Page MenuHomePhabricator

Newcomer tasks: task suggestions fail because of search queries exceeding lenght limits
Closed, ResolvedPublic

Description

CirrusSearch has a limit for search query length (currently 300 on Wikimedia wikis) to avoid expensive searches (which are typically made by bots and are pointless or abusive); task suggestion searches (coming in the form of hastemplate:<list of templates defining a task type> morelikethis:<list of 5 pages defining a topic, combined for up to 20 topics selected by the user>) can easily exceed that, causing the user to get an error.

Possible fixes:

  • increase the search limit for newcomer task queries (would have to assure first that these searches are not particularly expensive; since morelikethis works by picking the top 50 representative words from each page and substituting them in the search query, that might well not be the case). This would leave the remote (API-based) task suggester broken since we can't reliably identify newcomer task queries there.
  • split into multiple queries. Currently we make up to 5 queries (one for each task type); this way it would be up to 100. That could take seconds (but worth profiling at least).
  • prevent the user from picking too many topics in some way.

Details

Related Gerrit Patches:
mediawiki/extensions/GrowthExperiments : wmf/1.35.0-wmf.14Newcomer tasks: Make a separate search query for every topic
mediawiki/extensions/GrowthExperiments : masterNewcomer tasks: Make a separate search query for every topic

Event Timeline

Tgr created this task.Jan 12 2020, 11:24 PM
Restricted Application added subscribers: Liuxinyu970226, Aklapper. · View Herald TranscriptJan 12 2020, 11:24 PM

Change 563810 had a related patch set uploaded (by Gergő Tisza; owner: Gergő Tisza):
[mediawiki/extensions/GrowthExperiments@master] Newcomer tasks: Make a separate search query for every topic

https://gerrit.wikimedia.org/r/563810

Tgr claimed this task.Jan 13 2020, 9:59 AM
Tgr moved this task from Incoming to Code Review on the Growth-Team (Current Sprint) board.

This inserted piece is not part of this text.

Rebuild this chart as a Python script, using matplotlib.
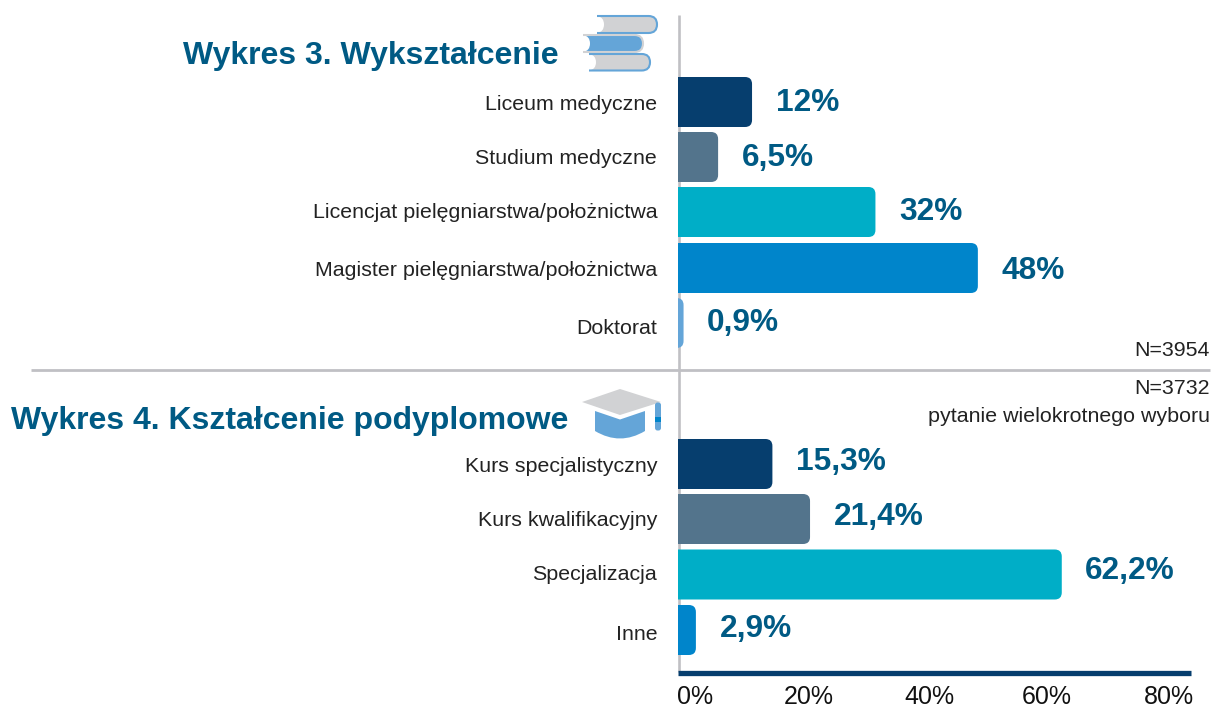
import matplotlib
matplotlib.use('Agg')
import matplotlib.pyplot as plt
from matplotlib.patches import FancyBboxPatch, Polygon, Rectangle, PathPatch
from matplotlib.path import Path

plt.rcParams['font.family'] = ['Liberation Sans', 'DejaVu Sans']

# dane z wykresu
kategorie_3 = ['Liceum medyczne', 'Studium medyczne', 'Licencjat pielęgniarstwa/położnictwa',
               'Magister pielęgniarstwa/położnictwa', 'Doktorat']
wartosci_3 = [12, 6.5, 32, 48.6, 0.9]
etykiety_3 = ['12%', '6,5%', '32%', '48%', '0,9%']

kategorie_4 = ['Kurs specjalistyczny', 'Kurs kwalifikacyjny', 'Specjalizacja', 'Inne']
wartosci_4 = [15.3, 21.4, 62.2, 2.9]
etykiety_4 = ['15,3%', '21,4%', '62,2%', '2,9%']

kolory = ['#063e6e', '#53748c', '#00aec7', '#0085cb', '#64a5d8']
ticki = ['0%', '20%', '40%', '60%', '80%']
pozycje_tickow = [2.7, 21.2, 40.7, 59.8, 79.5]

W, H = 1213, 709
GRANAT = '#005a84'
SZARY = '#c0c0c4'
PX_NA_PROC = 6.17
X0 = 678
XMAX = (1191 - X0) / PX_NA_PROC


def osie(gora, dol):
    # osie w pikselach obrazka, y liczone od gory
    return fig.add_axes([X0 / W, 1 - dol / H, (1191 - X0) / W, (dol - gora) / H])


def slupki(ax, kategorie, wartosci, etykiety, y_pix, y_etyk, y_wart, gora, dol):
    ax.set_xlim(0, XMAX)
    ax.set_ylim(dol, gora)  # os y w pikselach
    for i, (w, e) in enumerate(zip(wartosci, etykiety)):
        y = y_pix[i]
        r = 7 / PX_NA_PROC
        p = FancyBboxPatch((-r * 2, y - 25), w + r * 2, 50,
                           boxstyle='round,pad=0,rounding_size=%f' % min(r, w + r),
                           mutation_aspect=PX_NA_PROC, fc=kolory[i], ec='none')
        ax.add_patch(p)
        ax.text(w + 23.5 / PX_NA_PROC, y_wart[i], e, color=GRANAT, fontsize=22.8, fontweight='bold',
                va='center', ha='left')
    ax.set_yticks(y_etyk)
    ax.set_yticklabels(kategorie, fontsize=15.4, color='#222222')
    ax.set_xticks([])
    ax.tick_params(axis='y', length=0, pad=15)
    ax.patch.set_alpha(0)
    for s in ax.spines.values():
        s.set_visible(False)


fig = plt.figure(figsize=(W / 100, H / 100), dpi=100)

# warstwa w pikselach: linie, tytuly, ikony
tlo = fig.add_axes([0, 0, 1, 1])
tlo.set_xlim(0, W)
tlo.set_ylim(H, 0)
tlo.axis('off')

tlo.plot([679, 679], [15, 672], color=SZARY, lw=1.9, solid_capstyle='butt')
tlo.plot([31, 1210], [370, 370], color=SZARY, lw=2.0, solid_capstyle='butt')
tlo.plot([X0, 1191], [672.5, 672.5], color='#063e6e', lw=3.8, solid_capstyle='butt', zorder=5)

tlo.text(183, 56, 'Wykres 3. Wykształcenie', color=GRANAT, fontsize=23, fontweight='bold', va='center')
tlo.text(11, 421, 'Wykres 4. Kształcenie podyplomowe', color=GRANAT, fontsize=23, fontweight='bold', va='center')
tlo.text(1210, 351, 'N=3954', ha='right', va='center', fontsize=15.4, color='#222222')
tlo.text(1210, 389, 'N=3732', ha='right', va='center', fontsize=15.4, color='#222222')
tlo.text(1210, 416, 'pytanie wielokrotnego wyboru', ha='right', va='center', fontsize=15.4, color='#222222')


def ksiazka(x0, x1, y0, y1, wypelnienie, obrys):
    # grzbiet zaokraglony z prawej, wciecie z lewej, obrys bez lewego boku
    h = y1 - y0
    verts = [(x0, y0), (x1 - h / 2, y0), (x1, y0), (x1, y0 + h / 2), (x1, y1), (x1 - h / 2, y1), (x0, y1)]
    kody = [Path.MOVETO, Path.LINETO, Path.CURVE3, Path.CURVE3, Path.CURVE3, Path.CURVE3, Path.LINETO]
    wciecie = [(x0 + 7, y1 - 1), (x0 + 7, y0 + h / 2), (x0 + 7, y0 + 1), (x0, y0), (x0, y0)]
    kody2 = [Path.CURVE3, Path.CURVE3, Path.CURVE3, Path.CURVE3, Path.CLOSEPOLY]
    tlo.add_patch(PathPatch(Path(verts + wciecie, kody + kody2), fc=wypelnienie, ec='none'))
    tlo.add_patch(PathPatch(Path(verts, kody), fc='none', ec=obrys, lw=1.5))


ksiazka(597, 657, 16, 33, '#d1d2d4', '#64a5d8')
ksiazka(583, 643, 35, 52, '#64a5d8', '#d1d2d4')
ksiazka(589, 650, 54, 70.5, '#d1d2d4', '#64a5d8')

# czapka
sciezka = Path([(595, 411), (620, 419.5), (645, 411), (645, 431), (620, 446), (595, 431), (595, 411)],
               [Path.MOVETO, Path.LINETO, Path.LINETO, Path.LINETO, Path.CURVE3, Path.CURVE3, Path.CLOSEPOLY])
tlo.add_patch(PathPatch(sciezka, fc='#64a5d8', ec='none'))
tlo.add_patch(Polygon([(582, 402), (620, 389), (661, 402), (620, 415)], fc='#d1d2d4', ec='none'))
tlo.add_patch(FancyBboxPatch((655, 402.5), 6, 28, boxstyle='round,pad=0,rounding_size=2.5', fc='#64a5d8', ec='none'))
tlo.add_patch(Rectangle((655, 417), 6, 5, fc='#0085cb', ec='none'))

ax3 = osie(60, 360)
slupki(ax3, kategorie_3, wartosci_3, etykiety_3, [102, 157, 212, 268, 323], [103, 156, 211, 268, 327],
       [103, 158, 212, 271, 323], 60, 360)

ax4 = osie(430, 672)
slupki(ax4, kategorie_4, wartosci_4, etykiety_4, [464, 519, 574.5, 630], [465, 519, 573, 633],
       [462, 517, 571, 629], 430, 672)
ax4.set_xticks(pozycje_tickow)
ax4.set_xticklabels(ticki, fontsize=18, color='#111111')
ax4.tick_params(axis='x', length=0, pad=9)

fig.savefig('out.png', dpi=100)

Change 563810 merged by jenkins-bot:
[mediawiki/extensions/GrowthExperiments@master] Newcomer tasks: Make a separate search query for every topic

https://gerrit.wikimedia.org/r/563810

For QA (if this is something to be QA-d, I'm not sure): before this patch, selecting many topics probably caused an error. Now it should work (but maybe cause some slow-down).

When done, this should be moved off the sprint board and 1.1 board, but I'd like to keep the task open as I'd like to find a better solution for this in the long term.

Change 564162 had a related patch set uploaded (by Catrope; owner: Gergő Tisza):
[mediawiki/extensions/GrowthExperiments@wmf/1.35.0-wmf.14] Newcomer tasks: Make a separate search query for every topic

https://gerrit.wikimedia.org/r/564162

Change 564162 merged by jenkins-bot:
[mediawiki/extensions/GrowthExperiments@wmf/1.35.0-wmf.14] Newcomer tasks: Make a separate search query for every topic

https://gerrit.wikimedia.org/r/564162

Tgr added a comment.Thu, Jan 23, 3:10 AM

When done, this should be moved off the sprint board and 1.1 board, but I'd like to keep the task open as I'd like to find a better solution for this in the long term.

Doing that requires solving T243478: Newcomer tasks: fetch ElasticSearch data for search results and T242476: Newcomer tasks: when selecting multiple topics, one topic should not dominate over the others, both of which are currently also worked around via per-topic queries.

Etonkovidova closed this task as Resolved.Thu, Jan 23, 5:11 PM
Etonkovidova added a subscriber: Etonkovidova.

Checked in betalabs and in production - selecting all topics and all difficulty levels (and do less extreme queries but still extensive queries) does not fail. However, the is a difference in count of articles between the topic overlay count and the task card counter. Often the right count appears only in the task card but not in the topic overlay. The issue would be addressed in separate tickets.

Tgr added a comment.Fri, Jan 24, 10:05 PM

This is fixed right now, but will become an issue again when we undo the separate-search-query-for-every-topic hack.